In 2016, the Friends of Badger Mountain bought 195 acres of land on Candy Mountain overlooking the Tri Cities area. The trail here, built by more than 240 volunteers and officially opened in June of 2017, was the first trail built on Badger Mountain by the Friends of Badger Mountain and nicely complements the trail network at Badger Mountain across the road. Between the two preserves, Friends of Badger Mountain has provided some of the best close-in hiking options in the Tri-Cities area.
The trail on Candy Mountain is relatively easy compared to the network at Badger. Keep your eyes peeled for one that's a little different -- it's granite, an erratic deposited during the retreat of the ice sheets.
From the parking lot, hikers travel on a graveled road, crossing private property twice before entering into the Preserve area. With a nice, flat grade, the trail climbs gently all the way to the summit.
There is a junction after about a quarter of a mile. You can go either way, as the trail connects back to itself after about a third of a mile. The right branch of the trail will take you past some native boulders and along the ridge top with views to the north. The left branch of the trail follows along a re-purposed old road lined with sagebrush.
Once the trail joins back up, keep heading up the summit past basalt stones designated for those who need a rest along the way. You will also pass a small monument dedicated to the history of the Hanford Site. This monument, as well as the other along the trail and in the parking lot, are part of a large donation by the CH2M Company that helped make securing the land possible.

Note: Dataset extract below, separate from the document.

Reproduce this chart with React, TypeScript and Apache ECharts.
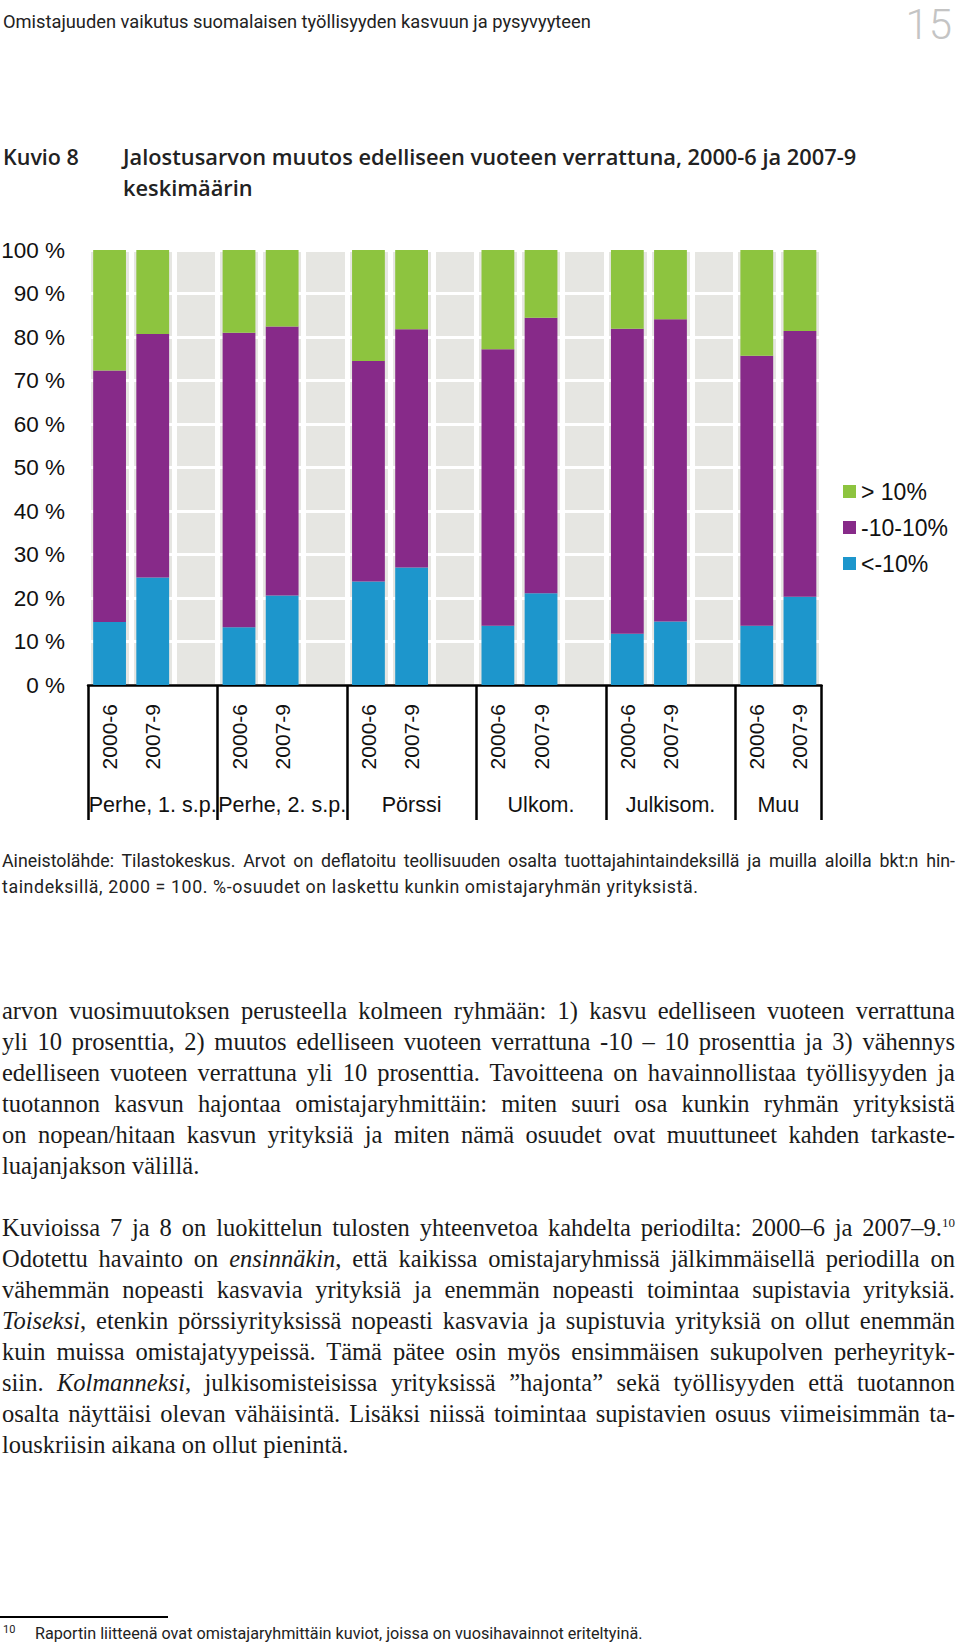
import React, { useEffect, useRef } from "react";
import * as echarts from "echarts";

// ---------- data ----------
const groups = ["Perhe, 1. s.p.", "Perhe, 2. s.p.", "Pörssi", "Ulkom.", "Julkisom.", "Muu"];
const periods = ["2000-6", "2007-9"];
const legendNames = ["> 10%", "-10-10%", "<-10%"];
// order: group by group, 2000-6 then 2007-9
const underMinus10 = [14.5, 24.7, 13.3, 20.6, 23.8, 27.0, 13.6, 21.1, 11.8, 14.6, 13.6, 20.3];
const between10 = [57.8, 56.0, 67.7, 61.8, 50.7, 54.8, 63.6, 63.3, 70.1, 69.5, 62.1, 61.1];
const over10 = [27.7, 19.3, 19.0, 17.6, 25.5, 18.2, 22.8, 15.6, 18.1, 15.9, 24.3, 18.6];
const yMin = 0;
const yMax = 100;
const yStep = 10;

const colors = { over: "#8dc43f", mid: "#872a89", under: "#1d96cc" };
const SANS = "'Liberation Sans', Arial, sans-serif";

function buildCategories() {
  const cats: string[] = [];
  const idx: (number | null)[] = [];
  const groupCenters: number[] = [];
  groups.forEach((g, gi) => {
    const start = cats.length;
    periods.forEach((p, pi) => {
      cats.push(g + "|" + p);
      idx.push(gi * periods.length + pi);
    });
    const isLast = gi === groups.length - 1;
    groupCenters.push(start + periods.length / 2 + (isLast ? 0 : 0.5));
    if (!isLast) {
      cats.push("gap" + gi);
      idx.push(null);
    }
  });
  return { cats, idx, groupCenters };
}

function Chart() {
  const ref = useRef<HTMLDivElement>(null);
  useEffect(() => {
    if (!ref.current) return;
    const chart = echarts.init(ref.current, null, { renderer: "svg" });
    const { cats, idx, groupCenters } = buildCategories();
    const pick = (arr: number[]) => idx.map((i) => (i === null ? "-" : arr[i]));
    const barBase = {
      type: "bar",
      stack: "total",
      barWidth: "76%",
      xAxisIndex: 0,
      yAxisIndex: 0,
    };
    chart.setOption({
      animation: false,
      grid: {
        left: 88,
        top: 250,
        width: 733.5,
        height: 435,
        show: true,
        backgroundColor: "#e6e6e2",
        borderWidth: 0,
        outerBoundsMode: "none",
      },
      legend: {
        orient: "vertical",
        left: 843,
        top: 480,
        padding: 0,
        itemWidth: 13,
        itemHeight: 13,
        itemGap: 13,
        icon: "rect",
        data: legendNames,
        textStyle: { fontSize: 23, lineHeight: 23, fontFamily: SANS, color: "#111" },
      },
      xAxis: [
        {
          type: "category",
          data: cats,
          boundaryGap: true,
          position: "bottom",
          axisLine: { show: true, lineStyle: { color: "#000", width: 2.5 } },
          axisTick: {
            show: true,
            interval: (i: number) => i % (periods.length + 1) === 0,
            length: 135,
            lineStyle: { color: "#000", width: 2.5 },
          },
          axisLabel: {
            interval: 0,
            rotate: 90,
            margin: 19,
            fontSize: 21,
            fontFamily: SANS,
            color: "#111",
            formatter: (v: string) => (v.indexOf("|") >= 0 ? v.split("|")[1] : ""),
          },
          splitLine: { show: true, interval: 0, lineStyle: { color: "#ffffff", width: 5 } },
        },
        {
          type: "value",
          min: 0,
          max: cats.length,
          position: "bottom",
          axisLine: { show: false },
          axisTick: { show: false },
          splitLine: { show: false },
          axisLabel: {
            customValues: groupCenters,
            margin: 109,
            fontSize: 21.5,
            fontFamily: SANS,
            color: "#111",
            formatter: (v: number) => {
              const k = groupCenters.findIndex((c) => Math.abs(c - v) < 1e-6);
              return k >= 0 ? groups[k] : "";
            },
          },
        },
      ],
      yAxis: {
        type: "value",
        min: yMin,
        max: yMax,
        interval: yStep,
        axisLine: { show: false },
        axisTick: { show: false },
        axisLabel: {
          formatter: "{value} %",
          fontSize: 22.5,
          fontFamily: SANS,
          color: "#111",
          margin: 23,
        },
        splitLine: { show: true, lineStyle: { color: "#ffffff", width: 3 } },
      },
      series: [
        { ...barBase, name: legendNames[2], data: pick(underMinus10), itemStyle: { color: colors.under } },
        { ...barBase, name: legendNames[1], data: pick(between10), itemStyle: { color: colors.mid } },
        { ...barBase, name: legendNames[0], data: pick(over10), itemStyle: { color: colors.over } },
      ],
    });
    return () => chart.dispose();
  }, []);
  return (
    <div
      ref={ref}
      style={{ position: "absolute", left: 0, top: 0, width: 960, height: 900 }}
    />
  );
}

const LH = 31;

function Line({ children, last }: { children: React.ReactNode; last?: boolean }) {
  return (
    <div
      style={{
        whiteSpace: "nowrap",
        textAlign: last ? "left" : "justify",
        textAlignLast: last ? "left" : "justify",
        height: LH,
        lineHeight: LH + "px",
      }}
    >
      {children}
    </div>
  );
}

export default function App() {
  const serif = "'Liberation Serif', 'Times New Roman', serif";
  const sans = "Roboto, 'Open Sans', sans-serif";
  return (
    <div
      style={{
        position: "absolute",
        left: 0,
        top: 0,
        width: 960,
        height: 1650,
        background: "#fff",
        overflow: "hidden",
        color: "#1a1a1a",
      }}
    >
      <div style={{ position: "absolute", left: 3, top: 12, fontFamily: sans, fontSize: 18.3, lineHeight: "20px", color: "#222" }}>
        Omistajuuden vaikutus suomalaisen työllisyyden kasvuun ja pysyvyyteen
      </div>
      <div style={{ position: "absolute", right: 8, top: 0, fontFamily: sans, fontWeight: 300, fontSize: 42, lineHeight: "50px", color: "#c4c4c4" }}>
        15
      </div>
      <div style={{ position: "absolute", left: 3, top: 141, fontFamily: "'Open Sans', sans-serif", fontWeight: 600, fontSize: 21.5, lineHeight: "31px", color: "#222" }}>
        Kuvio 8
      </div>
      <div style={{ position: "absolute", left: 123, top: 141, fontFamily: "'Open Sans', sans-serif", fontWeight: 600, fontSize: 21.8, lineHeight: "31px", color: "#222" }}>
        <div>Jalostusarvon muutos edelliseen vuoteen verrattuna, 2000-6 ja 2007-9</div>
        <div>keskimäärin</div>
      </div>

      <Chart />

      <div style={{ position: "absolute", left: 2, top: 848, width: 953, fontFamily: sans, fontSize: 17.8, color: "#222" }}>
        <div style={{ whiteSpace: "nowrap", textAlign: "justify", textAlignLast: "justify", lineHeight: "26px" }}>
          Aineistolähde: Tilastokeskus. Arvot on deflatoitu teollisuuden osalta tuottajahintaindeksillä ja muilla aloilla bkt:n hin-
        </div>
        <div style={{ whiteSpace: "nowrap", lineHeight: "26px", letterSpacing: 0.6 }}>
          taindeksillä, 2000 = 100. %-osuudet on laskettu kunkin omistajaryhmän yrityksistä.
        </div>
      </div>

      <div style={{ position: "absolute", left: 2, top: 994.5, width: 953, fontFamily: serif, fontSize: 24.5, color: "#1a1a1a" }}>
        <Line>arvon vuosimuutoksen perusteella kolmeen ryhmään: 1) kasvu edelliseen vuoteen verrattuna</Line>
        <Line>yli 10 prosenttia, 2) muutos edelliseen vuoteen verrattuna -10 – 10 prosenttia ja 3) vähennys</Line>
        <Line>edelliseen vuoteen verrattuna yli 10 prosenttia. Tavoitteena on havainnollistaa työllisyyden ja</Line>
        <Line>tuotannon kasvun hajontaa omistajaryhmittäin: miten suuri osa kunkin ryhmän yrityksistä</Line>
        <Line>on nopean/hitaan kasvun yrityksiä ja miten nämä osuudet ovat muuttuneet kahden tarkaste-</Line>
        <Line last>luajanjakson välillä.</Line>
        <div style={{ height: LH }} />
        <Line>
          Kuvioissa 7 ja 8 on luokittelun tulosten yhteenvetoa kahdelta periodilta: 2000–6 ja 2007–9.
          <sup style={{ fontSize: 13, lineHeight: 0 }}>10</sup>
        </Line>
        <Line>
          Odotettu havainto on <i>ensinnäkin</i>, että kaikissa omistajaryhmissä jälkimmäisellä periodilla on
        </Line>
        <Line>vähemmän nopeasti kasvavia yrityksiä ja enemmän nopeasti toimintaa supistavia yrityksiä.</Line>
        <Line>
          <i>Toiseksi</i>, etenkin pörssiyrityksissä nopeasti kasvavia ja supistuvia yrityksiä on ollut enemmän
        </Line>
        <Line>kuin muissa omistajatyypeissä. Tämä pätee osin myös ensimmäisen sukupolven perheyrityk-</Line>
        <Line>
          siin. <i>Kolmanneksi</i>, julkisomisteisissa yrityksissä ”hajonta” sekä työllisyyden että tuotannon
        </Line>
        <Line>osalta näyttäisi olevan vähäisintä. Lisäksi niissä toimintaa supistavien osuus viimeisimmän ta-</Line>
        <Line last>louskriisin aikana on ollut pienintä.</Line>
      </div>

      <div style={{ position: "absolute", left: 0, top: 1616, width: 168, height: 2, background: "#000" }} />
      <div style={{ position: "absolute", left: 3, top: 1623, fontFamily: sans, fontSize: 11, lineHeight: "14px", color: "#222" }}>10</div>
      <div style={{ position: "absolute", left: 35, top: 1623, fontFamily: sans, fontSize: 16.2, lineHeight: "21px", color: "#222", whiteSpace: "nowrap" }}>
        Raportin liitteenä ovat omistajaryhmittäin kuviot, joissa on vuosihavainnot eriteltyinä.
      </div>
    </div>
  );
}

As you continue up the mountain, just past an access road, you will find a boulder marking the maximum height of the ancient Lake Lewis during the Ice Age Floods. Lake Lewis was the gigantic temporary lake formed by the great Missoula Floods 11,000 years ago.
After a half mile, the grade increases just a bit, becoming just steep enough to make you feel like you're working. The trail ends at the top offering a lovely view of the valley. The summit itself is private land, opened to the public by the landowners. Respect this fact, and do not disturb the items at the top. When you're finished taking in the view, head back the way you came.
WTA Pro Tip: Candy Mountain burned in 2017 and the environment is fragile. Please stay on the trail. While multiuse, the route is wide enough for all users to pass without stepping off trail.